Count how many lines contain the word "Give". Respond with the number alone.

(Figure scripts)
--- BEGIN ---

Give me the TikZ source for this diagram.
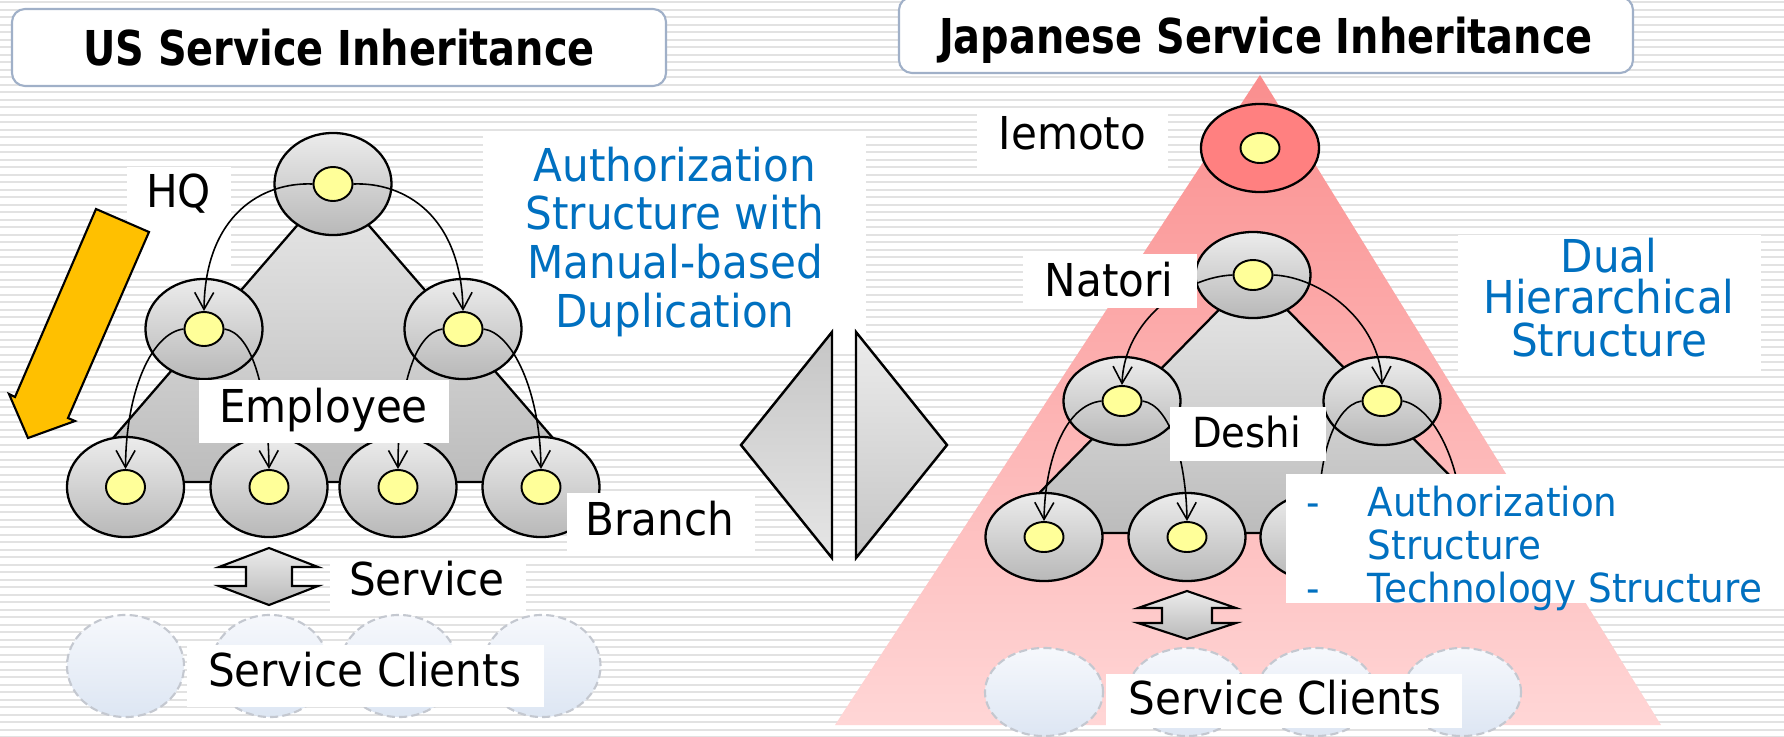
\documentclass[tikz,border=0pt]{standalone}
\usepackage{fontspec}
\setmainfont{DejaVu Sans}[FakeStretch=0.93]
\newfontfamily\headfont{DejaVu Sans}[FakeStretch=0.83]
\usetikzlibrary{shapes.geometric,arrows.meta}

\definecolor{stripegray}{RGB}{226,226,226}
\definecolor{titleedge}{RGB}{160,176,200}
\definecolor{dotyellow}{RGB}{255,255,153}
\definecolor{nodetop}{RGB}{236,236,236}
\definecolor{nodebot}{RGB}{184,184,184}
\definecolor{tritop}{RGB}{232,232,232}
\definecolor{tribot}{RGB}{188,188,188}
\definecolor{labelblue}{RGB}{0,112,192}
\definecolor{arrowgold}{RGB}{255,192,0}
\definecolor{pinktop}{RGB}{250,142,142}
\definecolor{pinkbot}{RGB}{255,214,214}
\definecolor{iemotored}{RGB}{255,128,128}
\definecolor{clienttop}{RGB}{246,248,252}
\definecolor{clientbot}{RGB}{221,230,243}
\definecolor{clientedge}{RGB}{196,200,208}

\tikzset{
  member/.style={ellipse, draw=black, line width=0.65pt, top color=nodetop,
    bottom color=nodebot, inner sep=0pt, minimum width=1.17cm, minimum height=1.0cm},
  lowmember/.style={member, minimum height=0.88cm},
  master/.style={ellipse, draw=black, line width=0.65pt, fill=iemotored,
    inner sep=0pt, minimum width=1.18cm, minimum height=0.88cm},
  core/.style={ellipse, draw=black, line width=0.55pt, fill=dotyellow,
    inner sep=0pt, minimum width=0.39cm, minimum height=0.34cm},
  lowcore/.style={core, minimum height=0.30cm},
  client/.style={ellipse, draw=clientedge, line width=0.6pt,
    dash pattern=on 2.3pt off 1.2pt, top color=clienttop, bottom color=clientbot,
    inner sep=0pt, minimum width=1.17cm, minimum height=1.02cm},
  lowclient/.style={client, minimum width=1.18cm, minimum height=0.88cm},
  inherit/.style={line width=0.45pt, -{Straight Barb[length=1.7mm, width=1.9mm]}},
  tree/.style={draw=black, line width=0.65pt, top color=tritop, bottom color=tribot},
  servicearrow/.style={draw=black, line width=0.6pt, top color=nodetop, bottom color=gray!55},
  halfleft/.style={draw=black, line width=0.7pt, top color=gray!45, bottom color=gray!20},
  halfright/.style={draw=black, line width=0.7pt, top color=gray!15, bottom color=gray!45},
  titlebox/.style={draw=titleedge, line width=0.6pt, fill=white, rounded corners=0.13cm},
  titleword/.style={inner sep=0pt, anchor=base,
    font=\headfont\bfseries\fontsize{13.66}{16}\selectfont},
  word/.style={inner sep=0pt, anchor=base, font=\fontsize{12.88}{15}\selectfont},
  blueword/.style={word, text=labelblue},
  smallblue/.style={inner sep=0pt, anchor=base west, text=labelblue,
    font=\fontsize{11.4}{13}\selectfont},
}

\begin{document}
\begin{tikzpicture}[x=0.01cm, y=-0.01cm]
\useasboundingbox (0,0) rectangle (1784,736);
\fill[white] (0,0) rectangle (1784,736);
% pinstripe background
\foreach \k in {0,...,98}
  \draw[draw=stripegray, line width=0.02cm] (0,{2+7.5*\k}) -- (1784,{2+7.5*\k});

% headings
\draw[titlebox] (12,9) rectangle (666,86);
\node[titleword] (ustitle) at (339,65) {US Service Inheritance};
\draw[titlebox] (899,-3) rectangle (1633,73);
\node[titleword] (jptitle) at (1266,53) {Japanese Service Inheritance};

% ---------------- US side ----------------
% plates lying behind the hierarchy
\fill[white] (127,167) rectangle (231,268);
\fill[white] (483,134) rectangle (866,350);

\draw[tree] (333,184) -- (75,482) -- (591,482) -- cycle;
\node[member, minimum height=1.02cm] (hq) at (333,184) {};
\node[member] (emL) at (204,329) {};
\node[member] (emR) at (463,329) {};
\node[member] (br1) at (125.5,487) {};
\node[member] (br2) at (269,487) {};
\node[member] (br3) at (398,487) {};
\node[member] (br4) at (541,487) {};
\foreach \n in {hq,emL,emR,br1,br2,br3,br4}
  \node[core] (\n c) at (\n.center) {};

\draw[inherit] (hqc.west) .. controls (262,182) and (205,215) .. (emLc.north);
\draw[inherit] (hqc.east) .. controls (404,182) and (461,215) .. (emRc.north);
\draw[inherit] (emLc.west) .. controls (152,333) and (126,390) .. (br1c.north);
\draw[inherit] (emLc.east) .. controls (252,333) and (268,390) .. (br2c.north);
\draw[inherit] (emRc.west) .. controls (414,333) and (398,390) .. (br3c.north);
\draw[inherit] (emRc.east) .. controls (512,333) and (540,390) .. (br4c.north);

% clients and service exchange
\node[client] (uscl1) at (125.5,666) {};
\node[client] (uscl2) at (270,666) {};
\node[client] (uscl3) at (399,666) {};
\node[client] (uscl4) at (542,666) {};
\draw[servicearrow] (269,548) -- (318,567) -- (292,567) -- (292,586) -- (318,586)
  -- (269,605) -- (219,586) -- (246,586) -- (246,567) -- (219,567) -- cycle;

% label plates in front
\fill[white] (199,380) rectangle (449,443);
\fill[white] (567,493) rectangle (755,553);
\fill[white] (330,558) rectangle (526,613);
\fill[white] (187,645) rectangle (544,707);

\node[word] (hqlabel) at (178.5,207) {HQ};
\node[word] (emplabel) at (323.5,422) {Employee};
\node[word] (brlabel) at (660,535) {Branch};
\node[word] (svlabel) at (427,595) {Service};
\node[word] (usclients) at (364.5,686) {Service Clients};
\node[blueword] (usnote1) at (675,181) {Authorization};
\node[blueword] (usnote2) at (675,229) {Structure with};
\node[blueword] (usnote3) at (675,278) {Manual-based};
\node[blueword] (usnote4) at (675,327) {Duplication};

% top-down flow arrow
\draw[fill=arrowgold, line width=0.6pt] (96,209) -- (149,232) -- (68,418) -- (75,421)
  -- (28,438) -- (9,394) -- (15,397) -- cycle;

% comparison marker
\draw[halfleft] (832,332) -- (741,445) -- (832,558) -- cycle;
\draw[halfright] (856,332) -- (947,445) -- (856,558) -- cycle;

% ---------------- Japanese side ----------------
\path[top color=pinktop, bottom color=pinkbot] (1260,75) -- (835,725) -- (1661,725) -- cycle;
\node[master] (iemoto) at (1260,148) {};
\node[lowcore] (iemotoc) at (iemoto.center) {};

\draw[tree] (1253,275) -- (1000,533) -- (1506,533) -- cycle;
\node[lowmember, minimum width=1.15cm, minimum height=0.86cm] (natori) at (1253,275) {};
\node[lowmember] (deL) at (1122,401) {};
\node[lowmember] (deR) at (1382,401) {};
\node[lowmember] (ds1) at (1044,537) {};
\node[lowmember] (ds2) at (1187,537) {};
\node[lowmember] (ds3) at (1319,537) {};
\node[lowmember] (ds4) at (1462,537) {};
\foreach \n in {natori,deL,deR,ds1,ds2,ds3,ds4}
  \node[lowcore] (\n c) at (\n.center) {};

\draw[inherit] (natoric.west) .. controls (1185,277) and (1124,320) .. (deLc.north);
\draw[inherit] (natoric.east) .. controls (1320,277) and (1380,320) .. (deRc.north);
\draw[inherit] (deLc.west) .. controls (1065,405) and (1045,460) .. (ds1c.north);
\draw[inherit] (deLc.east) .. controls (1170,405) and (1186,460) .. (ds2c.north);
\draw[inherit] (deRc.west) .. controls (1333,406) and (1318,460) .. (ds3c.north);
\draw[inherit] (deRc.east) .. controls (1432,406) and (1460,460) .. (ds4c.north);

\node[lowclient] (jpcl1) at (1044,692) {};
\node[lowclient] (jpcl2) at (1187,692) {};
\node[lowclient] (jpcl3) at (1316,692) {};
\node[lowclient] (jpcl4) at (1462,692) {};
\draw[servicearrow] (1187,591) -- (1236,608) -- (1212,608) -- (1212,623) -- (1236,623)
  -- (1187,639) -- (1138,623) -- (1162,623) -- (1162,608) -- (1138,608) -- cycle;

% label plates
\fill[white] (977,112) rectangle (1168,168);
\fill[white] (1023,254) rectangle (1197,308);
\fill[white] (1170,407) rectangle (1326,461);
\fill[white] (1458,235) rectangle (1761,376);
\fill[white] (1286,474) rectangle (1790,603);
\fill[white] (1106,674) rectangle (1462,728);

\node[word] (iemotolabel) at (1072.5,149) {Iemoto};
\node[word] (natorilabel) at (1109,296) {Natori};
\node[word, font=\fontsize{11.8}{14}\selectfont] (deshilabel) at (1246.5,447) {Deshi};
\node[word] (jpclients) at (1285,714) {Service Clients};
\node[blueword] (jpnote1) at (1609,272) {Dual};
\node[blueword] (jpnote2) at (1609,313) {Hierarchical};
\node[blueword] (jpnote3) at (1609,356) {Structure};
\node[smallblue] (dash1) at (1306,516) {-};
\node[smallblue] (item1a) at (1367,516) {Authorization};
\node[smallblue] (item1b) at (1367,559) {Structure};
\node[smallblue] (dash2) at (1306,602) {-};
\node[smallblue] (item2) at (1367,602) {Technology Structure};
\end{tikzpicture}
\end{document}
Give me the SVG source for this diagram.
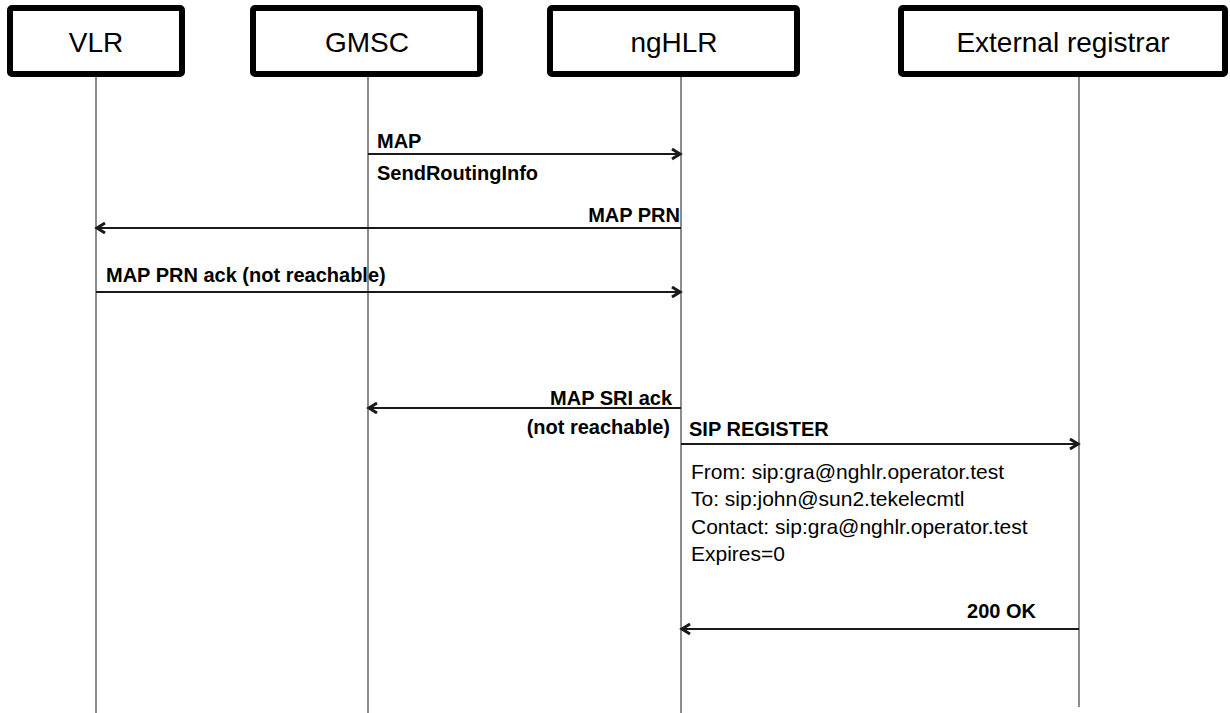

--- END ---

FULL ANSWER
2